2009年3月30日星期一

Mitsubishi UFJ Leads Biggest Asia-Pacific Bond Sales

Mitsubishi UFJ Financial Group Inc.’s bank unit led Asia-Pacific borrowers that sold $176.3 billion of bonds this quarter, the most in at least a decade, as investor demand for investment-grade debt returned.
New issues almost doubled from the same period last year, with Citigroup Inc., HSBC Holdings Plc and Barclays Capital managing a third of all sales in dollars, euros and yen for the region outside Japan, according to data compiled by Bloomberg.

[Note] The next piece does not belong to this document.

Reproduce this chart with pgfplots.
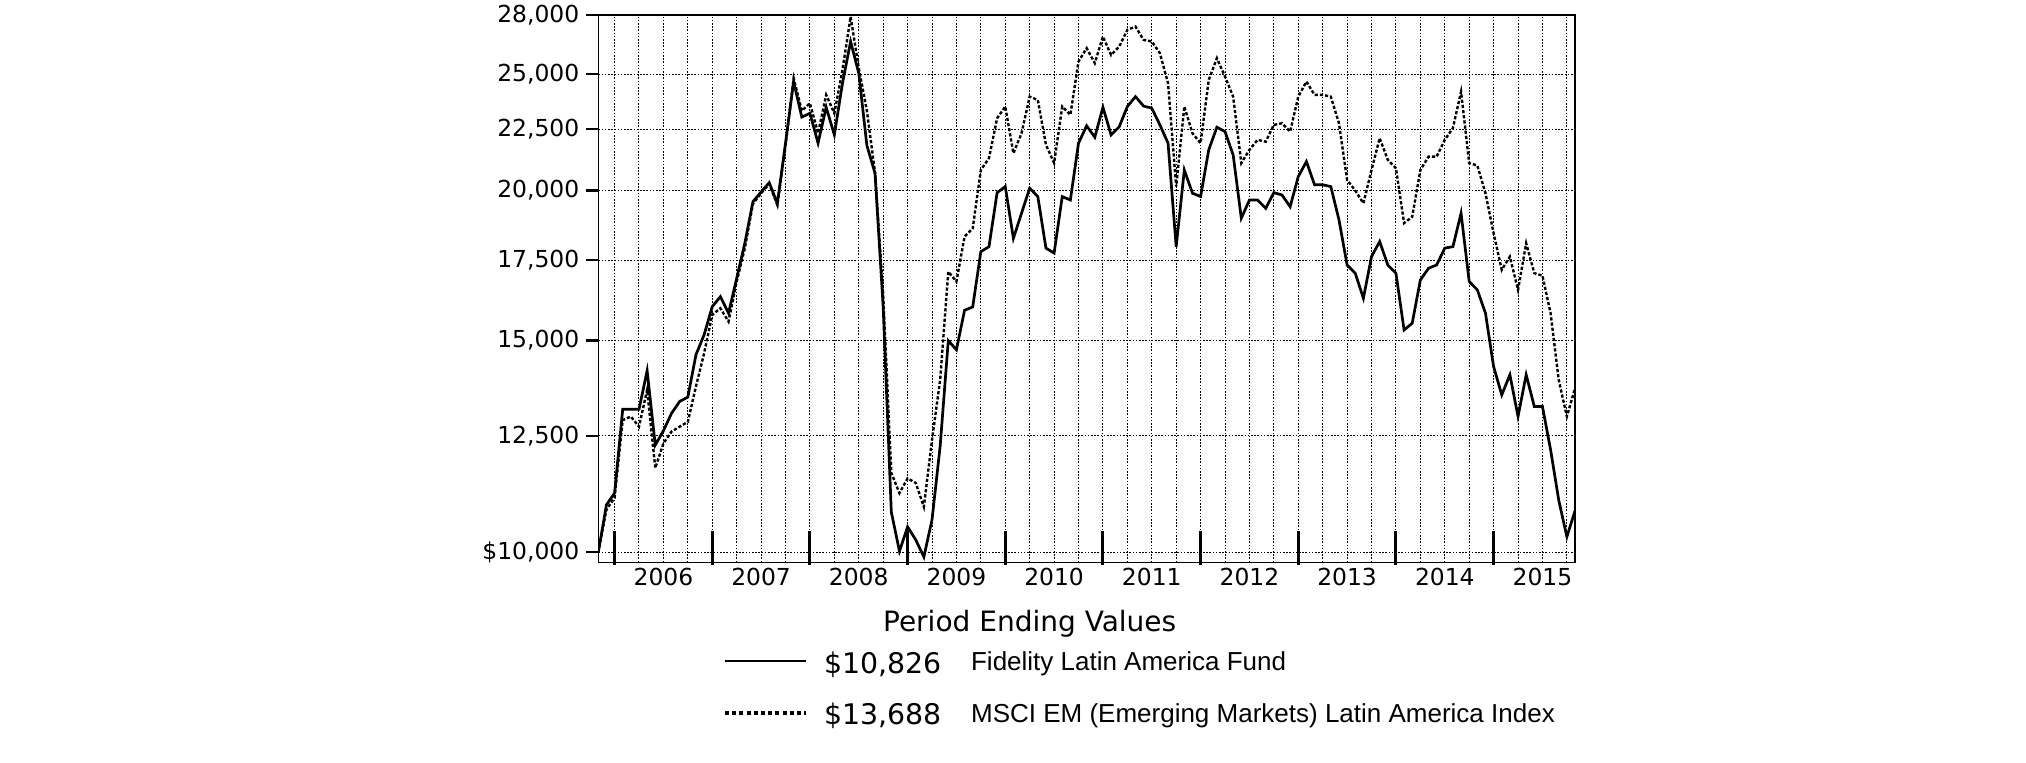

Bank of Tokyo-Mitsubishi UFJ Ltd. sold 450 billion yen ($4.7 billion) of 2.75 percent notes in Japan’s biggest sale of corporate bonds, while Commonwealth Bank of Australia raised A$2 billion ($1.4 billion) from 4.5 percent, state-backed notes. South Korean steelmaker Posco raised $700 million from the region’s first non-guaranteed corporate dollar sale of the year.
“Most new deals are doing very well and liquidity is coming back,” said Arthur Lau, a Hong Kong-based fund manager with JF Asset Management Ltd., which oversees $128 billion. “Volatility has fallen because many hedge funds, which tend to engage in short-term trading, are being replaced by buy-and-hold, real money accounts such as banks. Fund managers are more than happy to invest in very, very high quality issuers.”
Asian corporate borrowers’ dollar bonds returned 4.4 percent this year after losing 13 percent in 2008, according to JPMorgan Chase & Co.’s Asia Credit Index. Borrowers are tapping demand for corporate debt after yields relative to government bonds fell more than 100 basis points from a record 953 basis points on Oct. 29, according to the Asia Credit Index.